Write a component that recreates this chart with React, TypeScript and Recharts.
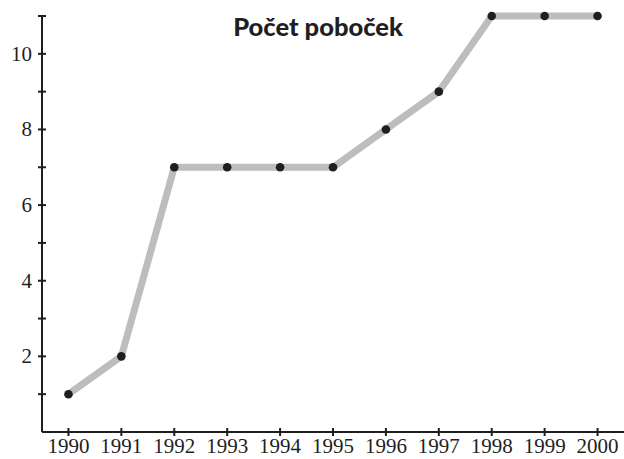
import { LineChart, Line, XAxis, YAxis } from 'recharts'

const years = [1990, 1991, 1992, 1993, 1994, 1995, 1996, 1997, 1998, 1999, 2000]
const branches = [1, 2, 7, 7, 7, 7, 8, 9, 11, 11, 11]
const yTicks = [1, 2, 3, 4, 5, 6, 7, 8, 9, 10, 11]
const yLabels = [2, 4, 6, 8, 10]

const data = years.map((year, i) => ({ year, branches: branches[i] }))

const FONT = '"Liberation Serif", serif'
const INK = '#1f1f1f'

function YTick({ x, y, payload }: { x?: number; y?: number; payload?: { value: number } }) {
  const v = payload?.value ?? 0
  return (
    <g>
      <line x1={(x ?? 0) - 4} x2={(x ?? 0) + 4} y1={y} y2={y} stroke={INK} strokeWidth={2} />
      {yLabels.includes(v) && (
        <text x={(x ?? 0) - 10} y={(y ?? 0) + 7} textAnchor="end" fontFamily={FONT} fontSize={21} fill={INK}>
          {v}
        </text>
      )}
    </g>
  )
}

function XTick({ x, y, payload }: { x?: number; y?: number; payload?: { value: number } }) {
  return (
    <g>
      <line x1={x} x2={x} y1={(y ?? 0) - 4} y2={(y ?? 0) + 4} stroke={INK} strokeWidth={2} />
      <text x={x} y={(y ?? 0) + 21} textAnchor="middle" fontFamily={FONT} fontSize={21} fill={INK}>
        {payload?.value}
      </text>
    </g>
  )
}

export default function App() {
  return (
    <div style={{ position: 'absolute', left: 0, top: 0, width: 624, height: 459, background: '#fff' }}>
      <div
        style={{
          position: 'absolute',
          left: 0,
          width: 636,
          top: 12,
          textAlign: 'center',
          fontFamily: 'Lato, sans-serif',
          fontWeight: 900,
          fontSize: 25.5,
          lineHeight: '28px',
          color: INK,
        }}
      >
        Počet poboček
      </div>
      <LineChart width={624} height={459} data={data} margin={{ top: 16, right: 0, bottom: 0, left: 0 }}>
        <XAxis
          dataKey="year"
          type="number"
          domain={[1989.5, 2000.5]}
          ticks={years}
          height={27}
          tickSize={0}
          tickMargin={0}
          tick={<XTick />}
          axisLine={{ stroke: INK, strokeWidth: 2 }}
          tickLine={false}
        />
        <YAxis
          type="number"
          domain={[0, 11]}
          ticks={yTicks}
          interval={0}
          width={42}
          tickSize={0}
          tickMargin={0}
          tick={<YTick />}
          axisLine={{ stroke: INK, strokeWidth: 2 }}
          tickLine={false}
        />
        <Line
          dataKey="branches"
          stroke="#bdbdbd"
          strokeWidth={7}
          dot={{ r: 4.3, fill: INK, stroke: 'none' }}
          isAnimationActive={false}
        />
      </LineChart>
    </div>
  )
}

····················

[Work instructions]
Please set down each line of the data above exactly as written, without the pictures.

[Correct response]
Write a component that recreates this chart with React, TypeScript and Recharts.
import { LineChart, Line, XAxis, YAxis } from 'recharts'

const years = [1990, 1991, 1992, 1993, 1994, 1995, 1996, 1997, 1998, 1999, 2000]
const branches = [1, 2, 7, 7, 7, 7, 8, 9, 11, 11, 11]
const yTicks = [1, 2, 3, 4, 5, 6, 7, 8, 9, 10, 11]
const yLabels = [2, 4, 6, 8, 10]

const data = years.map((year, i) => ({ year, branches: branches[i] }))

const FONT = '"Liberation Serif", serif'
const INK = '#1f1f1f'

function YTick({ x, y, payload }: { x?: number; y?: number; payload?: { value: number } }) {
  const v = payload?.value ?? 0
  return (
    <g>
      <line x1={(x ?? 0) - 4} x2={(x ?? 0) + 4} y1={y} y2={y} stroke={INK} strokeWidth={2} />
      {yLabels.includes(v) && (
        <text x={(x ?? 0) - 10} y={(y ?? 0) + 7} textAnchor="end" fontFamily={FONT} fontSize={21} fill={INK}>
          {v}
        </text>
      )}
    </g>
  )
}

function XTick({ x, y, payload }: { x?: number; y?: number; payload?: { value: number } }) {
  return (
    <g>
      <line x1={x} x2={x} y1={(y ?? 0) - 4} y2={(y ?? 0) + 4} stroke={INK} strokeWidth={2} />
      <text x={x} y={(y ?? 0) + 21} textAnchor="middle" fontFamily={FONT} fontSize={21} fill={INK}>
        {payload?.value}
      </text>
    </g>
  )
}

export default function App() {
  return (
    <div style={{ position: 'absolute', left: 0, top: 0, width: 624, height: 459, background: '#fff' }}>
      <div
        style={{
          position: 'absolute',
          left: 0,
          width: 636,
          top: 12,
          textAlign: 'center',
          fontFamily: 'Lato, sans-serif',
          fontWeight: 900,
          fontSize: 25.5,
          lineHeight: '28px',
          color: INK,
        }}
      >
        Počet poboček
      </div>
      <LineChart width={624} height={459} data={data} margin={{ top: 16, right: 0, bottom: 0, left: 0 }}>
        <XAxis
          dataKey="year"
          type="number"
          domain={[1989.5, 2000.5]}
          ticks={years}
          height={27}
          tickSize={0}
          tickMargin={0}
          tick={<XTick />}
          axisLine={{ stroke: INK, strokeWidth: 2 }}
          tickLine={false}
        />
        <YAxis
          type="number"
          domain={[0, 11]}
          ticks={yTicks}
          interval={0}
          width={42}
          tickSize={0}
          tickMargin={0}
          tick={<YTick />}
          axisLine={{ stroke: INK, strokeWidth: 2 }}
          tickLine={false}
        />
        <Line
          dataKey="branches"
          stroke="#bdbdbd"
          strokeWidth={7}
          dot={{ r: 4.3, fill: INK, stroke: 'none' }}
          isAnimationActive={false}
        />
      </LineChart>
    </div>
  )
}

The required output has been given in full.